**Exercise prompt:**
Repeat every line of the listing below exactly, minus the pictures.

**Provided material:**
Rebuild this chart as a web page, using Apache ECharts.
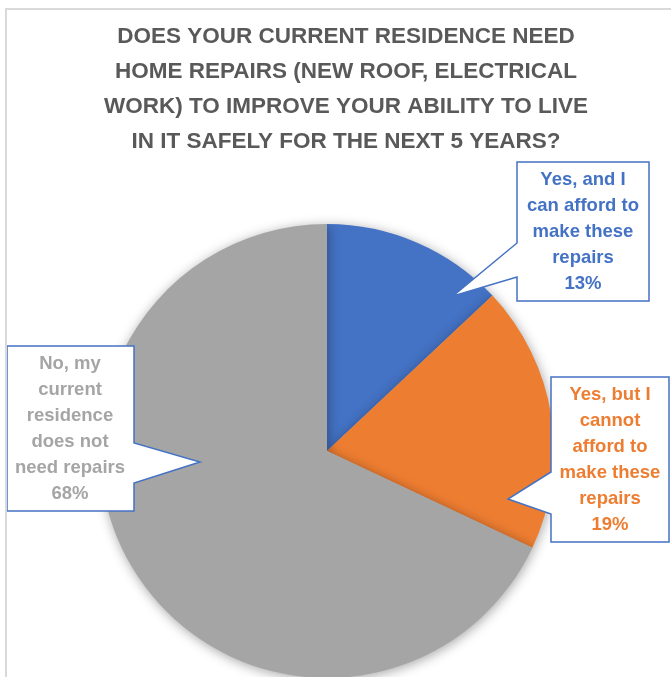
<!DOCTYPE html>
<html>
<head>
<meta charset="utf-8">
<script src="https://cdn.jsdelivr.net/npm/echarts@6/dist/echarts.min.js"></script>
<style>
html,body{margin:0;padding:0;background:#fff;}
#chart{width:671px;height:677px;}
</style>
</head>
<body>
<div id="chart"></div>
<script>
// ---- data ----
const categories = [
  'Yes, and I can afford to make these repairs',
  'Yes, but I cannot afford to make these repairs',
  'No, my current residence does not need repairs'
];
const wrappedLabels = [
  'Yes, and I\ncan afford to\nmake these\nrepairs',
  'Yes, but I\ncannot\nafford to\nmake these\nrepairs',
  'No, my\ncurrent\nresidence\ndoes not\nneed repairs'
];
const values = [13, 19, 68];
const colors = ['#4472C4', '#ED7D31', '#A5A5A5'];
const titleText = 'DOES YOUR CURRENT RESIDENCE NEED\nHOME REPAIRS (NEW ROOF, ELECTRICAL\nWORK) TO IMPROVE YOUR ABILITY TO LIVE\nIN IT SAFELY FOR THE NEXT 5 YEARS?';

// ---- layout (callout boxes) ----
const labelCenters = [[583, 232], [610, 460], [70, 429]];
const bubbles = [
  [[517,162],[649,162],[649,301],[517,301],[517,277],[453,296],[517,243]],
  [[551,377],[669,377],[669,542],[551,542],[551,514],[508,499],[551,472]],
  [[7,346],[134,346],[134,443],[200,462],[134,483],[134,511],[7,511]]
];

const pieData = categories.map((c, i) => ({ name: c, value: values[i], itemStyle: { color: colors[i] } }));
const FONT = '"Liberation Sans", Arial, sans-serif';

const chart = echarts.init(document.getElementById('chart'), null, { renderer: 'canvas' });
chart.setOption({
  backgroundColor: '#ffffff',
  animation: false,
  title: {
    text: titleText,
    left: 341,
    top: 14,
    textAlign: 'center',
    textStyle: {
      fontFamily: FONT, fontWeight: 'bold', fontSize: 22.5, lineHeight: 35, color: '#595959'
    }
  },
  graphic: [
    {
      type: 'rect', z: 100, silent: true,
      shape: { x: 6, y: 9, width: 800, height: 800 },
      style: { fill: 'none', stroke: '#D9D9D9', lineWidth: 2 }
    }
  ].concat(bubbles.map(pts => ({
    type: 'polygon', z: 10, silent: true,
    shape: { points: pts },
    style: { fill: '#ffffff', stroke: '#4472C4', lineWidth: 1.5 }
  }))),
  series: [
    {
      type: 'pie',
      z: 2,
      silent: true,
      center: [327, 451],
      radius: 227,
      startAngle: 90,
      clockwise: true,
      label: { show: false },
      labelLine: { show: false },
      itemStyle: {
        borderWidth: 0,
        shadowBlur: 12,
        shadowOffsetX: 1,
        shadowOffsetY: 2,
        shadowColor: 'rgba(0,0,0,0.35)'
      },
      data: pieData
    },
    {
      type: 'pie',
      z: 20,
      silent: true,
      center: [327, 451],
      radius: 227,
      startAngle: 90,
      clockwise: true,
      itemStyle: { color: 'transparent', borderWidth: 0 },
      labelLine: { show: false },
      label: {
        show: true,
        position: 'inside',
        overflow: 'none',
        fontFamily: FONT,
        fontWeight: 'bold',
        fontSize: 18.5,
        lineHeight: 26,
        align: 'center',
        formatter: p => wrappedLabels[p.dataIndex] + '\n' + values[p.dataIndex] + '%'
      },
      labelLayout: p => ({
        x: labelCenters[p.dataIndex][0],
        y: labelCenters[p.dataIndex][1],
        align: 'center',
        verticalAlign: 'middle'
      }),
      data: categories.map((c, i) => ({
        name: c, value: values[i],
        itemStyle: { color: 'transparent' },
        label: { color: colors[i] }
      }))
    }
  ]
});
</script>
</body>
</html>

**Output:**
Rebuild this chart as a web page, using Apache ECharts.
<!DOCTYPE html>
<html>
<head>
<meta charset="utf-8">
<script src="https://cdn.jsdelivr.net/npm/echarts@6/dist/echarts.min.js"></script>
<style>
html,body{margin:0;padding:0;background:#fff;}
#chart{width:671px;height:677px;}
</style>
</head>
<body>
<div id="chart"></div>
<script>
// ---- data ----
const categories = [
  'Yes, and I can afford to make these repairs',
  'Yes, but I cannot afford to make these repairs',
  'No, my current residence does not need repairs'
];
const wrappedLabels = [
  'Yes, and I\ncan afford to\nmake these\nrepairs',
  'Yes, but I\ncannot\nafford to\nmake these\nrepairs',
  'No, my\ncurrent\nresidence\ndoes not\nneed repairs'
];
const values = [13, 19, 68];
const colors = ['#4472C4', '#ED7D31', '#A5A5A5'];
const titleText = 'DOES YOUR CURRENT RESIDENCE NEED\nHOME REPAIRS (NEW ROOF, ELECTRICAL\nWORK) TO IMPROVE YOUR ABILITY TO LIVE\nIN IT SAFELY FOR THE NEXT 5 YEARS?';

// ---- layout (callout boxes) ----
const labelCenters = [[583, 232], [610, 460], [70, 429]];
const bubbles = [
  [[517,162],[649,162],[649,301],[517,301],[517,277],[453,296],[517,243]],
  [[551,377],[669,377],[669,542],[551,542],[551,514],[508,499],[551,472]],
  [[7,346],[134,346],[134,443],[200,462],[134,483],[134,511],[7,511]]
];

const pieData = categories.map((c, i) => ({ name: c, value: values[i], itemStyle: { color: colors[i] } }));
const FONT = '"Liberation Sans", Arial, sans-serif';

const chart = echarts.init(document.getElementById('chart'), null, { renderer: 'canvas' });
chart.setOption({
  backgroundColor: '#ffffff',
  animation: false,
  title: {
    text: titleText,
    left: 341,
    top: 14,
    textAlign: 'center',
    textStyle: {
      fontFamily: FONT, fontWeight: 'bold', fontSize: 22.5, lineHeight: 35, color: '#595959'
    }
  },
  graphic: [
    {
      type: 'rect', z: 100, silent: true,
      shape: { x: 6, y: 9, width: 800, height: 800 },
      style: { fill: 'none', stroke: '#D9D9D9', lineWidth: 2 }
    }
  ].concat(bubbles.map(pts => ({
    type: 'polygon', z: 10, silent: true,
    shape: { points: pts },
    style: { fill: '#ffffff', stroke: '#4472C4', lineWidth: 1.5 }
  }))),
  series: [
    {
      type: 'pie',
      z: 2,
      silent: true,
      center: [327, 451],
      radius: 227,
      startAngle: 90,
      clockwise: true,
      label: { show: false },
      labelLine: { show: false },
      itemStyle: {
        borderWidth: 0,
        shadowBlur: 12,
        shadowOffsetX: 1,
        shadowOffsetY: 2,
        shadowColor: 'rgba(0,0,0,0.35)'
      },
      data: pieData
    },
    {
      type: 'pie',
      z: 20,
      silent: true,
      center: [327, 451],
      radius: 227,
      startAngle: 90,
      clockwise: true,
      itemStyle: { color: 'transparent', borderWidth: 0 },
      labelLine: { show: false },
      label: {
        show: true,
        position: 'inside',
        overflow: 'none',
        fontFamily: FONT,
        fontWeight: 'bold',
        fontSize: 18.5,
        lineHeight: 26,
        align: 'center',
        formatter: p => wrappedLabels[p.dataIndex] + '\n' + values[p.dataIndex] + '%'
      },
      labelLayout: p => ({
        x: labelCenters[p.dataIndex][0],
        y: labelCenters[p.dataIndex][1],
        align: 'center',
        verticalAlign: 'middle'
      }),
      data: categories.map((c, i) => ({
        name: c, value: values[i],
        itemStyle: { color: 'transparent' },
        label: { color: colors[i] }
      }))
    }
  ]
});
</script>
</body>
</html>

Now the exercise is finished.